__The input__

******

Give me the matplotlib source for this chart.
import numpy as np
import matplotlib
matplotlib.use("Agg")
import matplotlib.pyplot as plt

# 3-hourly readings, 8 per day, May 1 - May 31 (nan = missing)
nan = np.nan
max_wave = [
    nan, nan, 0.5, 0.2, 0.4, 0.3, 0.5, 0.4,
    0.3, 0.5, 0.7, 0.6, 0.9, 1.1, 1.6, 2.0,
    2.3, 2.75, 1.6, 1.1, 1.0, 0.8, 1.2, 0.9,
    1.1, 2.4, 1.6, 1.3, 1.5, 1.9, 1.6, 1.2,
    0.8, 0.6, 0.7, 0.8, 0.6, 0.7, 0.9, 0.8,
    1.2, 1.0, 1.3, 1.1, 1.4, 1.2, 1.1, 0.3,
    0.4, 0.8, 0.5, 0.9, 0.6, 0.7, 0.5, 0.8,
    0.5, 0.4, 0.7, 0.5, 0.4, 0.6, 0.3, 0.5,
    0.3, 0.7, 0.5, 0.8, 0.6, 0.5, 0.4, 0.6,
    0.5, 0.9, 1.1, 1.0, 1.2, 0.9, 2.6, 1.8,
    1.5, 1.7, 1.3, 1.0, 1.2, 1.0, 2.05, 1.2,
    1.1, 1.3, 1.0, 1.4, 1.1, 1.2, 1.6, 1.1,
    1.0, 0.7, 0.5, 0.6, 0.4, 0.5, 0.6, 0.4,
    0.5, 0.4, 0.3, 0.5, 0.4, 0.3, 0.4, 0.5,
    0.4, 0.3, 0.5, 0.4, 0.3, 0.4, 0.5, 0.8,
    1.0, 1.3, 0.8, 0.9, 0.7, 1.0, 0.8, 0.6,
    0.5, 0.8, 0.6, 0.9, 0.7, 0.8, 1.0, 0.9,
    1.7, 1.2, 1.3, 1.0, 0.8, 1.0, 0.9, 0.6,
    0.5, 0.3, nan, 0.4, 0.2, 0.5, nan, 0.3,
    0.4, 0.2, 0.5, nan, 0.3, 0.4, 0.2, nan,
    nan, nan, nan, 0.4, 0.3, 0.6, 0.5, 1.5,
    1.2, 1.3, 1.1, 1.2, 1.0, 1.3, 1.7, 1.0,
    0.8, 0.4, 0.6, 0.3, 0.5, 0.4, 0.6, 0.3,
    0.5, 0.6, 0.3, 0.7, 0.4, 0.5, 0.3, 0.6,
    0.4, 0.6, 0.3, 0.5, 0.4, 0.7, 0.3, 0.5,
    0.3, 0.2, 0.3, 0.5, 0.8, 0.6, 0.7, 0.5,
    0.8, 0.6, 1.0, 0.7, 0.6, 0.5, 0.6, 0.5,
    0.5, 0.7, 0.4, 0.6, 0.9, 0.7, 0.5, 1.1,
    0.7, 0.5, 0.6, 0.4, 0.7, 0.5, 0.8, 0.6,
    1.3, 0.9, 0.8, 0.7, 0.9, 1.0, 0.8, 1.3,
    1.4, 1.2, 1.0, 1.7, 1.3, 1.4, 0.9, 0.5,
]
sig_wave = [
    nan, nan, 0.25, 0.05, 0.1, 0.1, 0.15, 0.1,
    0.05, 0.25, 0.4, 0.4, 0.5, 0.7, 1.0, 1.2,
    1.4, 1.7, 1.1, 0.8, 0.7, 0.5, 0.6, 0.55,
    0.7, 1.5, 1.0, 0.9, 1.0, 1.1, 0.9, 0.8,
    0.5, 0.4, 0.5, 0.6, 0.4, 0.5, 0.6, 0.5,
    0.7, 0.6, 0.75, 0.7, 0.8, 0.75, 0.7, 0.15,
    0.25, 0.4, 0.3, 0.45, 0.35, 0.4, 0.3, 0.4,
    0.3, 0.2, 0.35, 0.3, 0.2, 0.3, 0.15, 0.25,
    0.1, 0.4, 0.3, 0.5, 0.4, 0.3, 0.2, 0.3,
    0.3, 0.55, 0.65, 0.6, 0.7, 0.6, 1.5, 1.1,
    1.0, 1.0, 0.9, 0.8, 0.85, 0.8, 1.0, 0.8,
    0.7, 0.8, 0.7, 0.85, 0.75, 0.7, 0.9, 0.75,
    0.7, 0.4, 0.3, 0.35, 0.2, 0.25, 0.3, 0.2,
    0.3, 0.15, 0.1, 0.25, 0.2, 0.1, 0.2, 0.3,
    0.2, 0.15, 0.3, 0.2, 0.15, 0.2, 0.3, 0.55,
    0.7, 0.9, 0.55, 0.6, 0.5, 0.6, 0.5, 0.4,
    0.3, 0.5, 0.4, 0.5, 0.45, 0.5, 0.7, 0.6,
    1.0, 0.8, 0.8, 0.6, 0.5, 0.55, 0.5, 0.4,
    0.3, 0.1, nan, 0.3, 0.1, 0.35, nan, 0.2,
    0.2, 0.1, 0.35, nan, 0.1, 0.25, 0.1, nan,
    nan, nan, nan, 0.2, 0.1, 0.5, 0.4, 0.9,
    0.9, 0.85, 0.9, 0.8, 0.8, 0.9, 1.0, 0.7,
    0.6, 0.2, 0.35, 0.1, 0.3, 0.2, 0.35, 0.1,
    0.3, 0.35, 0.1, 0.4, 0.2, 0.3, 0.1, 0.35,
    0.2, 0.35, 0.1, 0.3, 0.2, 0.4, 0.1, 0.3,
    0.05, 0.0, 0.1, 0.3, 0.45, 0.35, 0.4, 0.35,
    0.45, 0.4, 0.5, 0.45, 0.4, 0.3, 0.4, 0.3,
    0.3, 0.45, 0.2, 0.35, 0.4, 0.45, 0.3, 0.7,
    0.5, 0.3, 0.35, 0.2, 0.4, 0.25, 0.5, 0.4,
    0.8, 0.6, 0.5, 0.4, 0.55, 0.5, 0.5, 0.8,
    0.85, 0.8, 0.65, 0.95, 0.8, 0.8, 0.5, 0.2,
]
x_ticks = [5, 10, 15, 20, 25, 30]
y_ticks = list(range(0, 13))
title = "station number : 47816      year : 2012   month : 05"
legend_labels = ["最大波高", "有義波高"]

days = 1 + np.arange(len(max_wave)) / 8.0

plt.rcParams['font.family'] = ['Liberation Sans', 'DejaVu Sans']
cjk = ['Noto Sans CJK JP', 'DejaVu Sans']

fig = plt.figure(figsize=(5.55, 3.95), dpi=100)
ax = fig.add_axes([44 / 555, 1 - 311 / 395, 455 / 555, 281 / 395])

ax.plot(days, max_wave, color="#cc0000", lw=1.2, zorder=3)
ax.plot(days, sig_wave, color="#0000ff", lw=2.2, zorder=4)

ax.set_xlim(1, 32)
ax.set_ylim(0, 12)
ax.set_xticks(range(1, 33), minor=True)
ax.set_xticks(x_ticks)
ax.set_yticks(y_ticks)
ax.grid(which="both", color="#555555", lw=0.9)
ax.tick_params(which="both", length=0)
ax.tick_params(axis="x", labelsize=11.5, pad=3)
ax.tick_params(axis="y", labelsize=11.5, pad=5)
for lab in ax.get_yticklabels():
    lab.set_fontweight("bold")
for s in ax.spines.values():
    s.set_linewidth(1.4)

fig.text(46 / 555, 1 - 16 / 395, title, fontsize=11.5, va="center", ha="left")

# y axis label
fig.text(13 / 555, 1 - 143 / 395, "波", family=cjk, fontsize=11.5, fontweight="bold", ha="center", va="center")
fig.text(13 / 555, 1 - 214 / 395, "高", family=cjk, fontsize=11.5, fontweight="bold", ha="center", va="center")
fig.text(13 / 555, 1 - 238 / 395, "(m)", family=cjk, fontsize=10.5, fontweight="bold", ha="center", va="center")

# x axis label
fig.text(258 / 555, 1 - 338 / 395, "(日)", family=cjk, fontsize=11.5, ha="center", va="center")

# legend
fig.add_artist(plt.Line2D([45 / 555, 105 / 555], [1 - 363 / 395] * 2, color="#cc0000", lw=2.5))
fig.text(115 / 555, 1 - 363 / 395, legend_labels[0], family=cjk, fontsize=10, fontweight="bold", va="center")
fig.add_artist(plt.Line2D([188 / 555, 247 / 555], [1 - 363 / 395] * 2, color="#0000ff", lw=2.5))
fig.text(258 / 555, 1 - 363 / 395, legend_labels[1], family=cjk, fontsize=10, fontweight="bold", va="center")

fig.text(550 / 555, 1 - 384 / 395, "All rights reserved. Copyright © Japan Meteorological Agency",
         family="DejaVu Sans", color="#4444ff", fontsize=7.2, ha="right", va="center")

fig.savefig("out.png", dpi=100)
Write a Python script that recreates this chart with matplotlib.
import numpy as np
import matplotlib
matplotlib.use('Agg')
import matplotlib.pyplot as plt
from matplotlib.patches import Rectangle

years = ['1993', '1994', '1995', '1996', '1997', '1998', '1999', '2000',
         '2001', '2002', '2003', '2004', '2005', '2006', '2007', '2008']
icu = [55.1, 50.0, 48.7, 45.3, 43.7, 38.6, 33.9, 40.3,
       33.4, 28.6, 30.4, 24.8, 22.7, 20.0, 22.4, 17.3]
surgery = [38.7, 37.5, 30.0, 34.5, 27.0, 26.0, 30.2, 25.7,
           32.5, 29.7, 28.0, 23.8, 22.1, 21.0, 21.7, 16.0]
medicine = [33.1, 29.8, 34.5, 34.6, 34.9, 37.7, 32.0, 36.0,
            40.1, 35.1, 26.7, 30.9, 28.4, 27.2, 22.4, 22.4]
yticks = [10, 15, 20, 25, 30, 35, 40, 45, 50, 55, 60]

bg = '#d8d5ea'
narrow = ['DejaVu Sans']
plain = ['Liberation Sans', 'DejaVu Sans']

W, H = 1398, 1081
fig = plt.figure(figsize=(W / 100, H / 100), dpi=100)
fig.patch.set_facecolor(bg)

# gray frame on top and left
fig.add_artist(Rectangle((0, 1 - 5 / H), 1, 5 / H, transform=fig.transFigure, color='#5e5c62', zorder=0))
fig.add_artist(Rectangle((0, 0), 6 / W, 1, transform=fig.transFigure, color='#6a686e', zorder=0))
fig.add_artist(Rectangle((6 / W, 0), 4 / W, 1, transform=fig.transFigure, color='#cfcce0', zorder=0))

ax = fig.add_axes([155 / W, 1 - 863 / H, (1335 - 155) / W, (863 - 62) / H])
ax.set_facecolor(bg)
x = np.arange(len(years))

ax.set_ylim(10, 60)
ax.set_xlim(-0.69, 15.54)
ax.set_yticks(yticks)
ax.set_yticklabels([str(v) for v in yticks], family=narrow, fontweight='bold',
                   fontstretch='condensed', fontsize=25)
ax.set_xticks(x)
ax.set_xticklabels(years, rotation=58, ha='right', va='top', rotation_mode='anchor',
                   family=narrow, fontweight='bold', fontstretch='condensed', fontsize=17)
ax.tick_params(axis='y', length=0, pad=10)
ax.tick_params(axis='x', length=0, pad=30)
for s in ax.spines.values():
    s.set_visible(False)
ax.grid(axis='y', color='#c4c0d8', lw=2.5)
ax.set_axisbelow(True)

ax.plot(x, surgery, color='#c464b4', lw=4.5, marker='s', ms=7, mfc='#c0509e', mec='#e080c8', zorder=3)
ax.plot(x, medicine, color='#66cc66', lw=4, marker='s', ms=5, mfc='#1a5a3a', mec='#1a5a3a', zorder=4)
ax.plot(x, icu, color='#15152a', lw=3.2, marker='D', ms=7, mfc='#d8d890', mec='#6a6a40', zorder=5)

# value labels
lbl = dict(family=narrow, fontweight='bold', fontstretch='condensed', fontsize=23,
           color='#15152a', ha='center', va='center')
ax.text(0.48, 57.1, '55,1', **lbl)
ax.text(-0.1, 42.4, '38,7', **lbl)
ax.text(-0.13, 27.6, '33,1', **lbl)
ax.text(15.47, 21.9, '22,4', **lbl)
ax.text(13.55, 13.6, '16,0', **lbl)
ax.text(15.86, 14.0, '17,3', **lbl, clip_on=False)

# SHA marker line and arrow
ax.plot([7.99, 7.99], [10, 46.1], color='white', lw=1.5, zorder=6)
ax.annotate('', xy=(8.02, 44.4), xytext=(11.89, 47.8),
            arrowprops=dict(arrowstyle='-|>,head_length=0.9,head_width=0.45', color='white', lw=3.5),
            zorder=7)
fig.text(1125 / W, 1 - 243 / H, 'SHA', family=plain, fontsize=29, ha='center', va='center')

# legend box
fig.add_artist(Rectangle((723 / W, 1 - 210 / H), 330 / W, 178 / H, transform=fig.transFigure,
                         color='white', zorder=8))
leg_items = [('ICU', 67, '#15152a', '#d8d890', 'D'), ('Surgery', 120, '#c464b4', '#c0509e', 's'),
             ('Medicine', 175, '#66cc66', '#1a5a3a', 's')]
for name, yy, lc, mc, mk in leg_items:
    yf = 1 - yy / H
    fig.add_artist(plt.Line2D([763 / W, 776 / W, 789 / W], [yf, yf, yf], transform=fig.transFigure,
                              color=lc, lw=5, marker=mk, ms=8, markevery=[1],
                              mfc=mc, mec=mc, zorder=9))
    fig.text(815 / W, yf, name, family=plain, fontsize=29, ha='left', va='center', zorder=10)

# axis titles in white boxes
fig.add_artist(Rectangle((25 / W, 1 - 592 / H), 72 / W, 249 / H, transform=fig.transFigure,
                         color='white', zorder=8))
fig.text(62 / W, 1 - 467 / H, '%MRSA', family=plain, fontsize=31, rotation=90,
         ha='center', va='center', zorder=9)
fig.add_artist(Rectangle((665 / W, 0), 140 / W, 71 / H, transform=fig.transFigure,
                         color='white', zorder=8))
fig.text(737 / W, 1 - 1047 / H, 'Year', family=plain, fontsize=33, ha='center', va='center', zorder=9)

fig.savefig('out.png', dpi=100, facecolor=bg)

******

__Task details__
Show every line of the records above that contains the word "this".

__Written solution__
Give me the matplotlib source for this chart.
Write a Python script that recreates this chart with matplotlib.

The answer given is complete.